*EXERCISE*. Nothing outside the range is to be copied. From the entries below, reproduce exactly the lines starting at the one with "Write the D3.js code for this chart." and ending at the one with "-7.66, -7.84, -7.88];", without pictures.

Records from a collection:
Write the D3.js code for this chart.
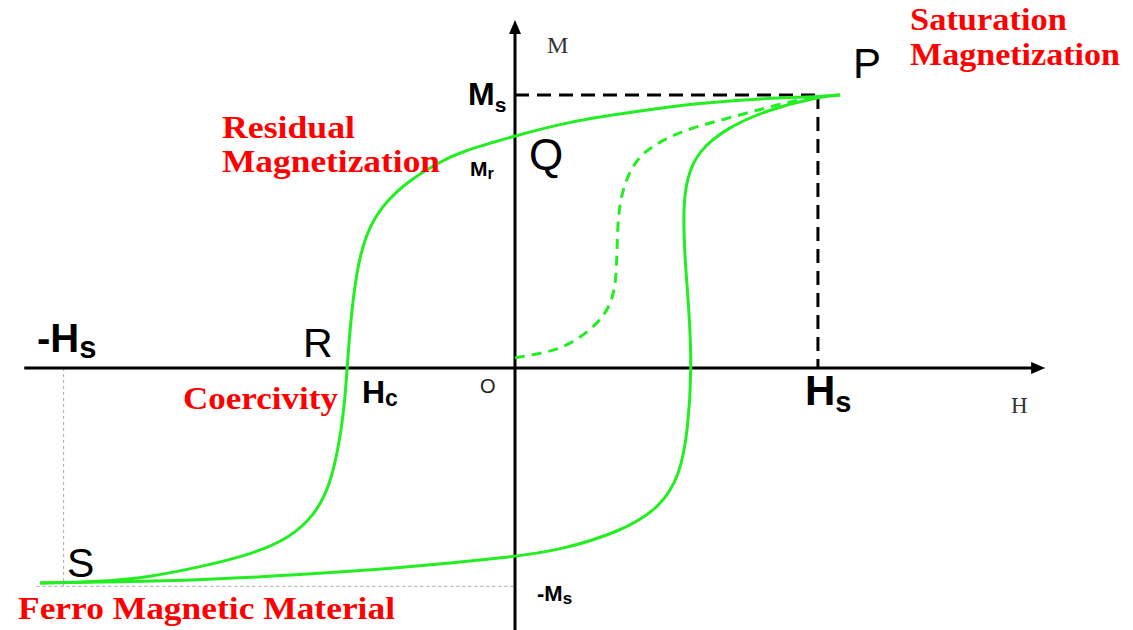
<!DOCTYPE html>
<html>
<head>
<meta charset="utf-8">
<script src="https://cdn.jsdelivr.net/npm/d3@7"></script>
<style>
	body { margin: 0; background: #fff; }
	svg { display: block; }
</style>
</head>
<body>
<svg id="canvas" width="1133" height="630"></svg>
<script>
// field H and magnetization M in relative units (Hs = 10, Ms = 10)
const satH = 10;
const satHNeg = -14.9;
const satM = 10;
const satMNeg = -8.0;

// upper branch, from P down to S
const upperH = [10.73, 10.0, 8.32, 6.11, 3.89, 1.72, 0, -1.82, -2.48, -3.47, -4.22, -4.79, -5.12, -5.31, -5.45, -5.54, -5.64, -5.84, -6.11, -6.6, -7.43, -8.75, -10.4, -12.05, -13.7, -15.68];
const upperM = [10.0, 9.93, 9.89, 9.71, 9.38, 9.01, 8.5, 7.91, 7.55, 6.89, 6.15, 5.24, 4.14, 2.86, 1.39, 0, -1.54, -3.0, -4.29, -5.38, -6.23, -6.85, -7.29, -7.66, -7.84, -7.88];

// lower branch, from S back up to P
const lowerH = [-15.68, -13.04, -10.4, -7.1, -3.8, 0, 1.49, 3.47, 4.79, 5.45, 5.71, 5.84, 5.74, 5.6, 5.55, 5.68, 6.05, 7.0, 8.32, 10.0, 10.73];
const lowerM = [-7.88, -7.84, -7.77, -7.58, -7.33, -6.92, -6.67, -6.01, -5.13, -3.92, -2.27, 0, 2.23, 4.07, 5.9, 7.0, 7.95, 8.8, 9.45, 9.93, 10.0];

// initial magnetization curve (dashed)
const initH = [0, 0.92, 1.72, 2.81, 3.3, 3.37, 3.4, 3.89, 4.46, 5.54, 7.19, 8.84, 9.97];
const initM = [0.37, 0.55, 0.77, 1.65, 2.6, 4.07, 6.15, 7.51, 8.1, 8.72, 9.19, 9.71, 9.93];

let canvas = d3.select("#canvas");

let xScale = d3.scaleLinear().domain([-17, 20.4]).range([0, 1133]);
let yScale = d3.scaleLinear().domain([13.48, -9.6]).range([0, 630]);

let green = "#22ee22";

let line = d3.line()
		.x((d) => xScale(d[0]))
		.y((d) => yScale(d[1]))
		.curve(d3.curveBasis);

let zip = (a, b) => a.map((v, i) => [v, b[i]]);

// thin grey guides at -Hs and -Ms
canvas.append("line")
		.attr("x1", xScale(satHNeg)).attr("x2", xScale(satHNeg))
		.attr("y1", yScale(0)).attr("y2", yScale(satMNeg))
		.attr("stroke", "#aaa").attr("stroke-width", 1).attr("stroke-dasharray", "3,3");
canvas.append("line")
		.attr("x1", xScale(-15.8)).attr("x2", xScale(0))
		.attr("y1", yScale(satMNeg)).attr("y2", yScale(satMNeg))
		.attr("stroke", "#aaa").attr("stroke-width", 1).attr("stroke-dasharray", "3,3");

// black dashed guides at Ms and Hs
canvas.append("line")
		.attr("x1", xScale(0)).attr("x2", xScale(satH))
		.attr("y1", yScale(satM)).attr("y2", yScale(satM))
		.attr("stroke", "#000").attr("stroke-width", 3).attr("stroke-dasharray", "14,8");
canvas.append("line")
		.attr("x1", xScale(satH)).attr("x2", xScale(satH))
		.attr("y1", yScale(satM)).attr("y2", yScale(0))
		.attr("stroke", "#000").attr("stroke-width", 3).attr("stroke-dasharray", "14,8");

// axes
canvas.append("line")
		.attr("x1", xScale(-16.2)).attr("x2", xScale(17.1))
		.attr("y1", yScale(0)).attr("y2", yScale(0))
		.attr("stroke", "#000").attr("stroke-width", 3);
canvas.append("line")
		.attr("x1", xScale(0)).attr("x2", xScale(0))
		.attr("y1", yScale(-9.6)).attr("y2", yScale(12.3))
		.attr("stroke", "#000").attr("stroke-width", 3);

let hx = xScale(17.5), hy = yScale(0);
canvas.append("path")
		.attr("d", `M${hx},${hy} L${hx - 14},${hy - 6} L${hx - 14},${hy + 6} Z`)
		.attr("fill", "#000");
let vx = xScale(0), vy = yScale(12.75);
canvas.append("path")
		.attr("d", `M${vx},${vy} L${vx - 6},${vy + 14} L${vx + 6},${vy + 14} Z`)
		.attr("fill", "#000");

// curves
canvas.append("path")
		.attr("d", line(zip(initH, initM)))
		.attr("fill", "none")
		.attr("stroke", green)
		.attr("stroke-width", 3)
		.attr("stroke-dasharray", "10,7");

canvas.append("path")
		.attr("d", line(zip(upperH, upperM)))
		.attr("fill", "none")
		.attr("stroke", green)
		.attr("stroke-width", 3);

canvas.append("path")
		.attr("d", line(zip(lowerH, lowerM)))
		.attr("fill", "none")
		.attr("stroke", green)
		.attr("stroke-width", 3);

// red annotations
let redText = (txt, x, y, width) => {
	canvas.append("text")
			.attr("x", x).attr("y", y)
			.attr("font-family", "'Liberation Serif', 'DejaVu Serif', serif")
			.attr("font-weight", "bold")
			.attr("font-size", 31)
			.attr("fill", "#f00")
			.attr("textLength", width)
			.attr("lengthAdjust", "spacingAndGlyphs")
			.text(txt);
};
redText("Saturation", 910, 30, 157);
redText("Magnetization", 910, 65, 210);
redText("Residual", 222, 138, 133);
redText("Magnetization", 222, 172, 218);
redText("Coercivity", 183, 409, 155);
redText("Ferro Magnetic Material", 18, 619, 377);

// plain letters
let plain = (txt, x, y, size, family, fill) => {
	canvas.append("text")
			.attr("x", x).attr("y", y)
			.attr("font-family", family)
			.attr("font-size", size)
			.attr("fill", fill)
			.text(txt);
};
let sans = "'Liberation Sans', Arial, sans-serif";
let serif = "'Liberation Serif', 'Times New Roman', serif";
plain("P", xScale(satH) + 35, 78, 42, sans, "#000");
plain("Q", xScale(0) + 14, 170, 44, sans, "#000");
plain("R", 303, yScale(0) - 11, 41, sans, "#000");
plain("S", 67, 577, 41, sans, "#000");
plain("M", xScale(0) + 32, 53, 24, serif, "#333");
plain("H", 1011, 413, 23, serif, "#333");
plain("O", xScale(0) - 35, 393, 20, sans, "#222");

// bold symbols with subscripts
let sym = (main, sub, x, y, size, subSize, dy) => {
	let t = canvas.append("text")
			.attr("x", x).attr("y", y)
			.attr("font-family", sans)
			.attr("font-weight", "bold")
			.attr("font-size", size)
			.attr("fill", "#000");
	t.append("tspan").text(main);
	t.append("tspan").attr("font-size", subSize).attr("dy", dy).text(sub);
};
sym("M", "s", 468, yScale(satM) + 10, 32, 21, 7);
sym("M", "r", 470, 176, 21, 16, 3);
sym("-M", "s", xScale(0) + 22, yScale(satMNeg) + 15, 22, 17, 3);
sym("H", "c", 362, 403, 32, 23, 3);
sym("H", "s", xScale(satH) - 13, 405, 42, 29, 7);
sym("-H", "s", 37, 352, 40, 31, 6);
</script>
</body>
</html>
---
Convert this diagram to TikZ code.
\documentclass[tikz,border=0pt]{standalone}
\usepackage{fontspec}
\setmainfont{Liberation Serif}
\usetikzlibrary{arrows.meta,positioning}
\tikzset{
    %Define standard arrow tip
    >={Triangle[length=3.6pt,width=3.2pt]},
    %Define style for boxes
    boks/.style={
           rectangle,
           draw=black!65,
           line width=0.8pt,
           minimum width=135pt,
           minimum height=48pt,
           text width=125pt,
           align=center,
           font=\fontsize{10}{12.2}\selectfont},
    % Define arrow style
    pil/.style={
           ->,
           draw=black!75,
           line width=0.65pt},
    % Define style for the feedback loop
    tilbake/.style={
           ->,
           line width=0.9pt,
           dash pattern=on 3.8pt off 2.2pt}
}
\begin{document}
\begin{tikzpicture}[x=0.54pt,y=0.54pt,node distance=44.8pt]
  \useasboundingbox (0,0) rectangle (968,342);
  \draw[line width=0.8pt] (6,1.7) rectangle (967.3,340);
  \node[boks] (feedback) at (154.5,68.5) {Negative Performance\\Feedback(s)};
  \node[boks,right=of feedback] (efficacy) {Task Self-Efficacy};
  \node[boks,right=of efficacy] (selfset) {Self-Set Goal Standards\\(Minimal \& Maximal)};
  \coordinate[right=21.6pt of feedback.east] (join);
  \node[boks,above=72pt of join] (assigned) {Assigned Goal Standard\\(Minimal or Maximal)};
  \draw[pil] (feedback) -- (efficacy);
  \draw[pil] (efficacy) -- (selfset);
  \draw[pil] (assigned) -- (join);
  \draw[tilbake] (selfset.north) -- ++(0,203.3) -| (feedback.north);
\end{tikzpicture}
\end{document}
---
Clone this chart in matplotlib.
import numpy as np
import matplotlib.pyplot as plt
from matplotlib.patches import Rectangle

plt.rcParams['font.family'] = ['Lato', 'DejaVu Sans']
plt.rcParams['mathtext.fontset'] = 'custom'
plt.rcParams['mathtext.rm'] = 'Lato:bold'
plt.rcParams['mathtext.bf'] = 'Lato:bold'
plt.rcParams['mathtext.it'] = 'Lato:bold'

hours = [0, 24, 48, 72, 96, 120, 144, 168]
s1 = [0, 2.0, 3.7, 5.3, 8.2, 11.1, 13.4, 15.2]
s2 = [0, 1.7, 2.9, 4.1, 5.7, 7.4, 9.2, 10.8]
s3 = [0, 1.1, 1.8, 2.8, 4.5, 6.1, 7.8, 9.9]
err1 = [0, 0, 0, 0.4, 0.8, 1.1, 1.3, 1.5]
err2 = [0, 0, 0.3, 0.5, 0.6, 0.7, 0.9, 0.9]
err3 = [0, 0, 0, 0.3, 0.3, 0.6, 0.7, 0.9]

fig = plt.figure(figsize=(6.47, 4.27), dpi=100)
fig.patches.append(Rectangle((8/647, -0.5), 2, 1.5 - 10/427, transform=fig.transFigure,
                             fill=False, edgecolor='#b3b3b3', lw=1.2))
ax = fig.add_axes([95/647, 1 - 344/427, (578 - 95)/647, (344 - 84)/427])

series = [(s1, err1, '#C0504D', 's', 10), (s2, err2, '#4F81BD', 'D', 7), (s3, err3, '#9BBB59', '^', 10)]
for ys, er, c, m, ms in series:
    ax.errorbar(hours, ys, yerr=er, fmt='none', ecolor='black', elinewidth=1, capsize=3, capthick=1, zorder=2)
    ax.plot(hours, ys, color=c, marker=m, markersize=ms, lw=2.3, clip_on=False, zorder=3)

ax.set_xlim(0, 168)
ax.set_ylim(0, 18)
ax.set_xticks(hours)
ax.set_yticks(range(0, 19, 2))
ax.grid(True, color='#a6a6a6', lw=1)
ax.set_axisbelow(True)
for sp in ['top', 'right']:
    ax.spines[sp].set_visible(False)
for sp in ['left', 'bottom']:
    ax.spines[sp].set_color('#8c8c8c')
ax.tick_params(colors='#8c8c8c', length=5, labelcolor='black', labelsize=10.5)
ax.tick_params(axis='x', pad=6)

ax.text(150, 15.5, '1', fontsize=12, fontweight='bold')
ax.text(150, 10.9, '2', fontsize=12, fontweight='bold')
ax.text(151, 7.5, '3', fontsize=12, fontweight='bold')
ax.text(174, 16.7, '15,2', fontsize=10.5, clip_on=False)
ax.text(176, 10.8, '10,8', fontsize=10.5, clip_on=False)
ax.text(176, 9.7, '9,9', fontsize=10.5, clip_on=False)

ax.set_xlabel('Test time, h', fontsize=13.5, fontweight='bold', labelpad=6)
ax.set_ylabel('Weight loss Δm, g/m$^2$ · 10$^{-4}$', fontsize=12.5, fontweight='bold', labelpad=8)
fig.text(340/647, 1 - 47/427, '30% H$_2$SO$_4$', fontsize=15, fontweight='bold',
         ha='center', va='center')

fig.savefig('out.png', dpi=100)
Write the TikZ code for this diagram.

*REPLY TO THE TASK*.
Write the D3.js code for this chart.
<!DOCTYPE html>
<html>
<head>
<meta charset="utf-8">
<script src="https://cdn.jsdelivr.net/npm/d3@7"></script>
<style>
	body { margin: 0; background: #fff; }
	svg { display: block; }
</style>
</head>
<body>
<svg id="canvas" width="1133" height="630"></svg>
<script>
// field H and magnetization M in relative units (Hs = 10, Ms = 10)
const satH = 10;
const satHNeg = -14.9;
const satM = 10;
const satMNeg = -8.0;

// upper branch, from P down to S
const upperH = [10.73, 10.0, 8.32, 6.11, 3.89, 1.72, 0, -1.82, -2.48, -3.47, -4.22, -4.79, -5.12, -5.31, -5.45, -5.54, -5.64, -5.84, -6.11, -6.6, -7.43, -8.75, -10.4, -12.05, -13.7, -15.68];
const upperM = [10.0, 9.93, 9.89, 9.71, 9.38, 9.01, 8.5, 7.91, 7.55, 6.89, 6.15, 5.24, 4.14, 2.86, 1.39, 0, -1.54, -3.0, -4.29, -5.38, -6.23, -6.85, -7.29, -7.66, -7.84, -7.88];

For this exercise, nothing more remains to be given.